Primary black hole spin in OJ287 as determined by the General Relativity centenary flare
M. J. Valtonen, S. Zola, S. Ciprini, A. Gopakumar, K. Matsumoto, K., Sadakane, M. Kidger, K. Gazeas, K. Nilsson, A. Berdyugin, V. Piirola, H., Jermak, K. S. Baliyan, F. Alicavus, D. Boyd, M. Campas Torrent, F. Campos, J., Carrillo Gomez, D. B. Caton, V. Chavushyan, J. Dalessio

TL;DR
This paper confirms the binary black hole model of OJ287 through a 2015 outburst, accurately measuring the primary black hole's spin and testing general relativity predictions with high precision.
Contribution
It provides a precise measurement of the primary black hole's spin in OJ287 using the 2015 outburst, supporting general relativity and opening avenues for testing the no-hair theorem.
Findings
Outburst occurred as predicted, confirming the binary black hole model.
Measured black hole spin: chi = 0.313 +- 0.01.

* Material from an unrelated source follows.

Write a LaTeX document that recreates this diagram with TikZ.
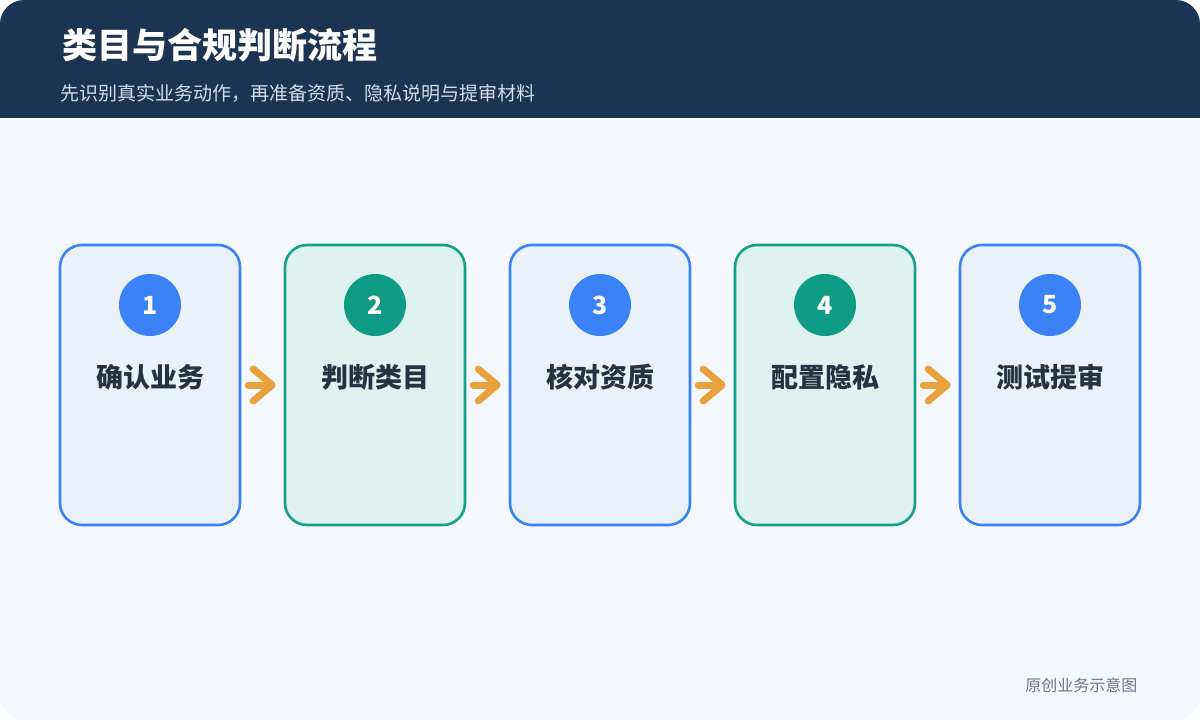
\documentclass[tikz,border=0pt]{standalone}
\usepackage{fontspec}
\setmainfont{Noto Sans CJK SC}
\usetikzlibrary{arrows.meta}
\definecolor{hdr}{HTML}{1B3452}
\definecolor{bodybg}{HTML}{F4F8FD}
\definecolor{bluebd}{HTML}{3B82F6}
\definecolor{bluefl}{HTML}{EAF1F9}
\definecolor{greenbd}{HTML}{15A088}
\definecolor{greenfl}{HTML}{DEF3EF}
\definecolor{tealdot}{HTML}{0F9B86}
\definecolor{labtxt}{HTML}{263142}
\definecolor{subtxt}{HTML}{D3DDE8}
\definecolor{foottxt}{HTML}{6C788A}
\definecolor{flowc}{HTML}{E9A23B}

\tikzset{
  stepblue/.style={rectangle, draw=bluebd, fill=bluefl, line width=2.6pt,
    rounded corners=22pt, minimum width=180pt, minimum height=280pt},
  stepgreen/.style={stepblue, draw=greenbd, fill=greenfl},
  dotblue/.style={circle, fill=bluebd, minimum size=62pt, inner sep=0pt,
    text=white, font=\fontsize{25}{30}\selectfont\bfseries},
  dotgreen/.style={dotblue, fill=tealdot},
  steplabel/.style={text=labtxt, font=\fontsize{27}{32}\selectfont\bfseries},
  flow/.style={draw=flowc, line width=7pt, line cap=round,
    -{Straight Barb[length=19pt,width=32pt,round]},
    shorten <=7pt, shorten >=8pt}
}

\begin{document}
\begin{tikzpicture}[x=1pt,y=-1pt]
\useasboundingbox (0,0) rectangle (1200,720);
\fill[white] (0,0) rectangle (1200,720);
\begin{scope}
\clip[rounded corners=24pt] (0,0) rectangle (1200,720);
\fill[bodybg] (0,0) rectangle (1200,720);
\fill[hdr] (0,0) rectangle (1200,118);
\end{scope}

% header
\node[anchor=west, text=white, font=\fontsize{35}{40}\selectfont\bfseries] (title) at (59,45) {类目与合规判断流程};
\node[anchor=west, text=subtxt, font=\fontsize{19}{23}\selectfont] (subtitle) at (57,93) {先识别真实业务动作，再准备资质、隐私说明与提审材料};

% steps
\node[stepblue] (r1) at (150,385) {};
\node[stepgreen] (r2) at (375,385) {};
\node[stepblue] (r3) at (600,385) {};
\node[stepgreen] (r4) at (825,385) {};
\node[stepblue] (r5) at (1050,385) {};

\node[dotblue] (n1) at (150,305) {1};
\node[dotgreen] (n2) at (375,305) {2};
\node[dotblue] (n3) at (600,305) {3};
\node[dotgreen] (n4) at (825,305) {4};
\node[dotblue] (n5) at (1050,305) {5};

\node[steplabel] (l1) at (150,377) {确认业务};
\node[steplabel] (l2) at (375,377) {判断类目};
\node[steplabel] (l3) at (600,377) {核对资质};
\node[steplabel] (l4) at (825,377) {配置隐私};
\node[steplabel] (l5) at (1050,377) {测试提审};

% arrows
\draw[flow] (r1) -- (r2);
\draw[flow] (r2) -- (r3);
\draw[flow] (r3) -- (r4);
\draw[flow] (r4) -- (r5);

% footer
\node[anchor=east, text=foottxt, font=\fontsize{16}{19}\selectfont] (foot) at (1141,685) {原创业务示意图};
\end{tikzpicture}
\end{document}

Confirmed gravitational radiation loss at 2% accuracy.
Abstract
OJ287 is a quasi-periodic quasar with roughly 12 year optical cycles. It displays prominent outbursts which are predictable in a binary black hole model. The model predicted a major optical outburst in December 2015. We found that the outburst did occur within the expected time range, peaking on 2015 December 5 at magnitude 12.9 in the optical R-band. Based on Swift/XRT satellite measurements and optical polarization data, we find that it included a major thermal component. Its timing provides an accurate estimate for the spin of the primary black hole, chi = 0.313 +- 0.01. The present outburst also confirms the established general relativistic properties of the system such as the loss of orbital energy to gravitational radiation at the 2 % accuracy level and it opens up the possibility of testing the black hole no-hair theorem with a 10 % accuracy during the present decade.